The production of terephthalic acid (TA) typically involves the liquid phase oxidation of para-xylene (PX) feedstock using molecular oxygen in acetic acid as a process solvent, in the presence of a dissolved heavy metal catalyst system usually incorporating a promoter, such as bromine as disclosed in U.S. Pat. No. 2,833,816. In general, acetic acid, molecular oxygen in the form of air, para-xylene and catalyst are fed continuously into the oxidation reactor at elevated temperature and pressure, typically a temperature from about 150° C. to about 250° C. and a pressure from about 100 kPa to about 5000 kPa.
Para-xylene oxidation produces a high-pressure gaseous stream (or “off-gas”) which comprises nitrogen, unreacted oxygen, carbon dioxide, carbon monoxide and, where bromine is used as a promoter, methyl bromide. In addition, because the reaction is exothermic, the acetic acid solvent is frequently allowed to vaporize to control the reaction temperature and is removed in the gaseous stream. This vapour is typically condensed and most of the condensate is refluxed to the reactor, with some condensate being withdrawn to control reactor water concentration. The portion of the gaseous stream which is not condensed is either vented or passed through a catalytic combustion unit (CCU) to form an environmentally acceptable effluent, as disclosed in publication WO 96/39595. Catalytic combustors have been deployed on TA plants typically upstream of an energy recovery step. Their function is to catalytically combust volatile organic compounds (VOC's) and carbon monoxide and effect complete conversion of any methyl bromide content to HBr and/or Br2. The resulting gas stream can be passed to an energy conversion device, such as an expander, under controlled conditions of pressure and temperature whereby condensation of HBr and/or Br2 is substantially prevented thereby allowing the energy conversion device to be fabricated from relatively inexpensive materials.

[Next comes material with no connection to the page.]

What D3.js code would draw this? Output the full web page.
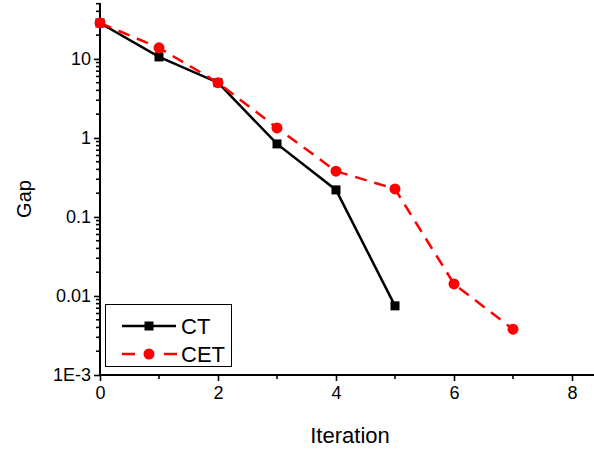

In TA production plants power recovery, for example as disclosed in publication 96/39595, is conventionally carried out using an expander at temperatures from about 150-750 ° C., typically 450° C. However, there is scope to improve power recovery using an expander by changes to the configuration of the manufacturing process and the means for recovering power from the process. An improved power recovery system with methods for recovering more power from the gaseous streams of oxidation reactions have been disclosed in publication WO 09/136146. This publication describes an Internal Combustion Open Cycle Gas Turbine (ICOCGT), as disclosed in API 616 Gas Turbines for the Petroleum, Chemical and Gas Industry Services, utilising a standard gas turbine.
The materials of construction for such machines have been developed to avoid corrosion at high temperatures in an oxidative environment and without chemical contamination. Hot section components for land-based turbines are constructed typically in superalloys, protected by coatings that are resistant to oxidation and corrosion which can be overlayed by thermal barrier coatings. The corrosion resistance of the protective coatings arise from their capacity to form protective oxide surface layers at elevated temperatures. Gas turbines generally operate in relatively oxidising gases that contain significant levels of oxygen, typically about 14% WI, However, lower levels of oxygen, such as those in the off-gas from para-xylene oxidation, can prevent or inhibit the formation of protective oxides on coatings. Also, small levels of HBr, up to 100 ppm w/w, can promote the formation of volatile bromides of alloy and coating constituent elements. The off-gas from para-xylene oxidation typically comprises an oxygen concentration less than about 5% w/w, and oxidation catalyst co-factor and by-products comprising organobromides, bromine and acidic bromides.